Arrogate, North America’s richest racehorse, dies at 7
Arrogate, winner of the 2016 Breeders’ Cup Classic and the champion 3-year-old male that year on his way to becoming North America’s all-time leading money earner, has died. He was 7.
Juddmonte Farms said Arrogate was euthanized Tuesday after becoming ill. The Lexington, Kentucky, breeding farm said it was unclear what the illness was and a necropsy is planned.
Juddmonte said Arrogate had been having a successful breeding season until last week when it was suspended because of what was initially suspected to be a sore neck. Days later, he fell in his stall and efforts to get him back up were unsuccessful. He was taken to an animal hospital in Lexington for tests.
“Unfortunately, Arrogate was still unable to stand after four exhausting days for him,” Juddmonte said in a statement. “His will to fight, so valuable to him on the racetrack, became a challenge in his care. When serious secondary health issues set in, the decision was made to put him to sleep.”
Trained by Hall of Famer Bob Baffert, Arrogate had seven wins in 11 career starts and earnings of $17,422,600, making him North America’s all-time richest thoroughbred.
Arrogate was bred in Kentucky and purchased for $560,000 by Juddmonte Farms, the racing operation of Prince Khalid bin Abdullah, a member of Saudi Arabia’s royal family. As a yearling, Arrogate’s front teeth were knocked back, likely the result of being kicked by another horse. One tooth became infected and removed, which had little impact.
After starting his racing career in California under Baffert, Arrogate traveled east to Saratoga in 2016 and took a major step up in class. He made his stakes debut against Preakness winner Exaggerator and Belmont winner Creator in the Travers.
Arrogate blew away the competition, winning by 13 1/2 lengths and smashing the track record with a time of 1:59.36 for 1 1/4 miles, fastest in the race’s 147-year history.
“He was truly amazing and I’m going to miss him with all my heart,” tweeted Hall of Fame jockey Mike Smith. “The fastest mile and a quarter I’ve ever gone!”
The gray colt followed with a victory in the Breeders’ Cup Classic, overtaking California Chrome in the final furlongs to win by a half-length. Arrogate earned an Eclipse Award as champion 3-year-old male. To begin his 4-year-old season, Arrogate won the 2017 Pegasus World Cup against two-time Horse of the Year California Chrome in another track record at Gulfstream, followed by a win in the Dubai World Cup against a field that included Gun Runner.
“It takes a lot to make me cry, but I cried this morning when I heard the news,” Baffert said from his base at Santa Anita in California. “I’ve never had a horse that threw in four magical races in a row that were off the charts. He was just brilliant.”
Baffert has long regarded 1973 Triple Crown winner Secretariat as the standard bearer for great horses.
“I would’ve thrown Arrogate against that horse,” he said. “I would never say that at the time, it’s sacrilegious, but believe me, he was that kind of horse.”

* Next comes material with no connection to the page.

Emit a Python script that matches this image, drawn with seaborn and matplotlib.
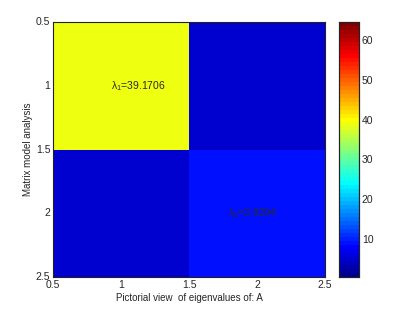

After returning to the U.S. from Dubai, however, Arrogate suffered three straight losses and was retired. “He just didn’t want to run,” Baffert said.
Despite having only four stakes victories, the large purses for those wins allowed him to become the all-time leading money winner in North America.
Baffert recalled that Arrogate wasn’t injured during his racing career.
“He was like iron,” the trainer said. “I couldn’t get that horse tired. He was never blowing (after a race), he would just take a deep breath. Even in Dubai, he came back like it was nothing.”
Baffert and his wife, Jill, were unable to make their pre-Kentucky Derby pilgrimage to Lexington to visit Arrogate and Baffert’s other top retired stars this year because the race was postponed by the coronavirus pandemic. But Arrogate sired three crops at stud, and Baffert is looking forward to seeing his offspring.
“I really believed in that horse,” he said. “I bred my own mares to him.”
Said Douglas Erskine Crum, CEO of Juddmonte Group, “His physical and personality traits are passing very strongly to his offspring.”